Begin with the first line of the material and write out each line exactly, ending with the line that contains "var yTicks = [0, 10, 20, 30, 40, 50, 60];". Pictures are not part of the copy.

+-------+

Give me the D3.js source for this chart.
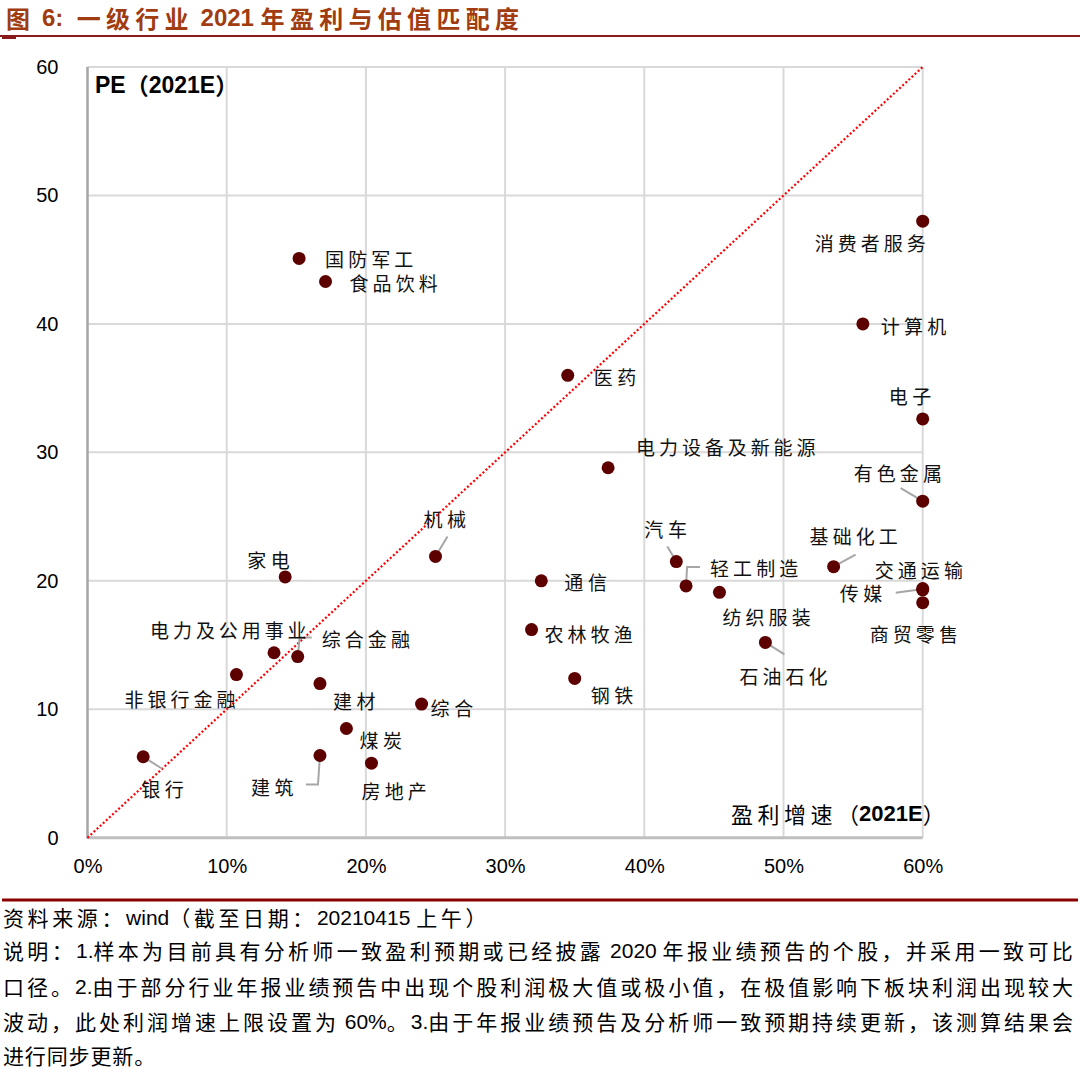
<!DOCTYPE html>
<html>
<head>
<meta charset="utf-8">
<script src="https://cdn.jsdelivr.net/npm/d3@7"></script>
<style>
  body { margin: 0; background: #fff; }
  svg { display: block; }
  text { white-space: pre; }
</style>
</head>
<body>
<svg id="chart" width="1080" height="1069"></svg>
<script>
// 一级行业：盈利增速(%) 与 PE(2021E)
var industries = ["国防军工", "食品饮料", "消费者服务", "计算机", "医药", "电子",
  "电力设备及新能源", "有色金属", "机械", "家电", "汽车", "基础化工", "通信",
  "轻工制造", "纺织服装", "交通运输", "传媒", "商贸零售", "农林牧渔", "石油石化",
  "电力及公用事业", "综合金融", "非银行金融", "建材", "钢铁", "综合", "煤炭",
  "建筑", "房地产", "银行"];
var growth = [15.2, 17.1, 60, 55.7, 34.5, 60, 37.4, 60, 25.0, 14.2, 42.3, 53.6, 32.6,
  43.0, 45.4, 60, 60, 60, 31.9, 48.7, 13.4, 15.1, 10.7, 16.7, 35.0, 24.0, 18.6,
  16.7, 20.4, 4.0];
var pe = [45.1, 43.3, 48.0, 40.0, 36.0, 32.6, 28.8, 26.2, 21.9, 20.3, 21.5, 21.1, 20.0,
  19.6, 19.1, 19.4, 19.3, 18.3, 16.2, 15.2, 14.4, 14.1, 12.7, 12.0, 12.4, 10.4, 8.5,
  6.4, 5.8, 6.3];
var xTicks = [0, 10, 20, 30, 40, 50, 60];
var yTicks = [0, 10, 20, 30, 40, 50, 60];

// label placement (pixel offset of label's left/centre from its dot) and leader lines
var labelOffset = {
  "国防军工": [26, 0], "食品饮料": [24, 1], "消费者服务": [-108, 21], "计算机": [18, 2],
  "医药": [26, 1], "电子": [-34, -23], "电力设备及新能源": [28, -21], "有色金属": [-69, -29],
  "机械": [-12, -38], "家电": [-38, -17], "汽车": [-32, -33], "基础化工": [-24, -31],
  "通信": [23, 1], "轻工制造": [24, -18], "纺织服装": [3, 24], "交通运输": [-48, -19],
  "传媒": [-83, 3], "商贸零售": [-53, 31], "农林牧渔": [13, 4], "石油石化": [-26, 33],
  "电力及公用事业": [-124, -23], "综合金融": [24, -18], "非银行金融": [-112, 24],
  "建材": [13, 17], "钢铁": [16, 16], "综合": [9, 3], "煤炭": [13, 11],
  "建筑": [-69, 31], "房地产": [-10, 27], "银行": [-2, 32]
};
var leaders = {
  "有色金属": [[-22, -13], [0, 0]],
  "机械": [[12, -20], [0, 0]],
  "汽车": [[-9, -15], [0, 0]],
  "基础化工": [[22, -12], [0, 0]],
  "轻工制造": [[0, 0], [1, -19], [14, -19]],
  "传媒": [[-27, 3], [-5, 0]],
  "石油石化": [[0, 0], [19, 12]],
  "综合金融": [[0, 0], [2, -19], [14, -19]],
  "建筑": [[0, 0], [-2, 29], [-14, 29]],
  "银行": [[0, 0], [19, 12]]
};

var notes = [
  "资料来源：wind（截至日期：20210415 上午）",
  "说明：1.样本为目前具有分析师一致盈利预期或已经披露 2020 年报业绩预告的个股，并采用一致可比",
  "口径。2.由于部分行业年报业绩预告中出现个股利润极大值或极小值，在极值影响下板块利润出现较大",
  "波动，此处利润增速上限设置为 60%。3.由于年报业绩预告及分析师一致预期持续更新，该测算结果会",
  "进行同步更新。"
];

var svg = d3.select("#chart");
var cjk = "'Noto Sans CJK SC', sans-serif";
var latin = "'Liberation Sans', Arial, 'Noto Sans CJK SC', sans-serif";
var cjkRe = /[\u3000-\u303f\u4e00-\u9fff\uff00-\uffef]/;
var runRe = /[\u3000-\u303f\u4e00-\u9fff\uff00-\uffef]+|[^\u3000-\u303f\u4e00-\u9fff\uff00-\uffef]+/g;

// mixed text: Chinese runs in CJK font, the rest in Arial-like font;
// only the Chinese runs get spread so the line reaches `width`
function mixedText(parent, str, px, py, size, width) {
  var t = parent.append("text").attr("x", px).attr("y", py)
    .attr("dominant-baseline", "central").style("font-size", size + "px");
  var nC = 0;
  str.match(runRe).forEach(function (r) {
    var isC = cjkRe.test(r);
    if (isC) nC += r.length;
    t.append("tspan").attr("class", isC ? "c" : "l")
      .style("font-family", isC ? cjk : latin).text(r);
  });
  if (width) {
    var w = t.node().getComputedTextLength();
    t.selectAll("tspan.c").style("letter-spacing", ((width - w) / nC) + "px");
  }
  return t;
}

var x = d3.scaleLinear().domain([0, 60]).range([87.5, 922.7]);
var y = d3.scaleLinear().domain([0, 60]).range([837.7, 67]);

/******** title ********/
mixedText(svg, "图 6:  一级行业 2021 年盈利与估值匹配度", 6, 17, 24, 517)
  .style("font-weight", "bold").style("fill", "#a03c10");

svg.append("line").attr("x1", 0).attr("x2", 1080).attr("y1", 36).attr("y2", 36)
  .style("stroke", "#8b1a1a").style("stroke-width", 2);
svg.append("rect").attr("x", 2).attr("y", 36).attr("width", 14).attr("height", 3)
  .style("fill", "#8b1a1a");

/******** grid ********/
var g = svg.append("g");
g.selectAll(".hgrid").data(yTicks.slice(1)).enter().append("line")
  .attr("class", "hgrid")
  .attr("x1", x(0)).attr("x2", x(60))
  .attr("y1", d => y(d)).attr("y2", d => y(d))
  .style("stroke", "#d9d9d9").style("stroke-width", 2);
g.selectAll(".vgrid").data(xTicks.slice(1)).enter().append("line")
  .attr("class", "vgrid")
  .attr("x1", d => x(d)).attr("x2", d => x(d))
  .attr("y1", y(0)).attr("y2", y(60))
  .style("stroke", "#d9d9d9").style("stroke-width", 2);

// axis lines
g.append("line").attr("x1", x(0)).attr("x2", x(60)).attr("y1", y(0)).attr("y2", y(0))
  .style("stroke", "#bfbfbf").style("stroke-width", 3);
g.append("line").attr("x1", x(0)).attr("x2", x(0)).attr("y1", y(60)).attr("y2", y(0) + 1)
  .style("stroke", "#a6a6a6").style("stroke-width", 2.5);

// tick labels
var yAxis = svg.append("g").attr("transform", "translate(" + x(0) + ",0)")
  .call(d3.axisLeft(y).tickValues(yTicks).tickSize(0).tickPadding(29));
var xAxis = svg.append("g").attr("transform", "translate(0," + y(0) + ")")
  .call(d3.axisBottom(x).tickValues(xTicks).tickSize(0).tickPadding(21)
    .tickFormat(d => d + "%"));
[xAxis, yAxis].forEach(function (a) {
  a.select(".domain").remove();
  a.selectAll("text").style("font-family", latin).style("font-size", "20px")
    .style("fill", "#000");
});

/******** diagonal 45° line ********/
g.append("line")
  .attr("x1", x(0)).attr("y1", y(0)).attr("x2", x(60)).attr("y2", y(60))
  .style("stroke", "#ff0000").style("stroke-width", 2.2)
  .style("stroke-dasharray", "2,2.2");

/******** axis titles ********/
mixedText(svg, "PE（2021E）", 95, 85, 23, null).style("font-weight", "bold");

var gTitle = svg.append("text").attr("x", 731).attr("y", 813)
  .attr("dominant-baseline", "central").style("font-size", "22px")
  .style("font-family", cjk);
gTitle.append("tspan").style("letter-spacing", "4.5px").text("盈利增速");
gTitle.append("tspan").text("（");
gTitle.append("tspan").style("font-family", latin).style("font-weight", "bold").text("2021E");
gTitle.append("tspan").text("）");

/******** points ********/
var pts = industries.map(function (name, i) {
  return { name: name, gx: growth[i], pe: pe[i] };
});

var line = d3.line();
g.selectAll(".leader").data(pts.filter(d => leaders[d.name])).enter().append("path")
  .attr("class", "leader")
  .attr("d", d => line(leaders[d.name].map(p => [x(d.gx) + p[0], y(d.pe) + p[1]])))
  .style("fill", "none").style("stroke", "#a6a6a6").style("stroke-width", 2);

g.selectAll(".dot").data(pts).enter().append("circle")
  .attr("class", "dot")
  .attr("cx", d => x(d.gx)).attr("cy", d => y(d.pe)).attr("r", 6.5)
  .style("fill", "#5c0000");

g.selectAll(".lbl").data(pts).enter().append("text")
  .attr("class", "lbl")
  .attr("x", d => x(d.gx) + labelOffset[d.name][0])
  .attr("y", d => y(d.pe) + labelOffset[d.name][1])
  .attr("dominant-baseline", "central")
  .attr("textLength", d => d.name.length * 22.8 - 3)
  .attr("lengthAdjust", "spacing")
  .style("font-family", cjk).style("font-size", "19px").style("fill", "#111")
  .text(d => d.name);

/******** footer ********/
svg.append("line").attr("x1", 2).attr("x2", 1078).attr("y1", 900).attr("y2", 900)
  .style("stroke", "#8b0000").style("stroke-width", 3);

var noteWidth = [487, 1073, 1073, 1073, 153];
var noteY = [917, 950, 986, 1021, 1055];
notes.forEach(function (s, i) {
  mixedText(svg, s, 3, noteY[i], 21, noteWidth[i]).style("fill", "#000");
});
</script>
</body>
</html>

+-------+

WRITTEN RESPONSE:
Give me the D3.js source for this chart.
<!DOCTYPE html>
<html>
<head>
<meta charset="utf-8">
<script src="https://cdn.jsdelivr.net/npm/d3@7"></script>
<style>
  body { margin: 0; background: #fff; }
  svg { display: block; }
  text { white-space: pre; }
</style>
</head>
<body>
<svg id="chart" width="1080" height="1069"></svg>
<script>
// 一级行业：盈利增速(%) 与 PE(2021E)
var industries = ["国防军工", "食品饮料", "消费者服务", "计算机", "医药", "电子",
  "电力设备及新能源", "有色金属", "机械", "家电", "汽车", "基础化工", "通信",
  "轻工制造", "纺织服装", "交通运输", "传媒", "商贸零售", "农林牧渔", "石油石化",
  "电力及公用事业", "综合金融", "非银行金融", "建材", "钢铁", "综合", "煤炭",
  "建筑", "房地产", "银行"];
var growth = [15.2, 17.1, 60, 55.7, 34.5, 60, 37.4, 60, 25.0, 14.2, 42.3, 53.6, 32.6,
  43.0, 45.4, 60, 60, 60, 31.9, 48.7, 13.4, 15.1, 10.7, 16.7, 35.0, 24.0, 18.6,
  16.7, 20.4, 4.0];
var pe = [45.1, 43.3, 48.0, 40.0, 36.0, 32.6, 28.8, 26.2, 21.9, 20.3, 21.5, 21.1, 20.0,
  19.6, 19.1, 19.4, 19.3, 18.3, 16.2, 15.2, 14.4, 14.1, 12.7, 12.0, 12.4, 10.4, 8.5,
  6.4, 5.8, 6.3];
var xTicks = [0, 10, 20, 30, 40, 50, 60];
var yTicks = [0, 10, 20, 30, 40, 50, 60];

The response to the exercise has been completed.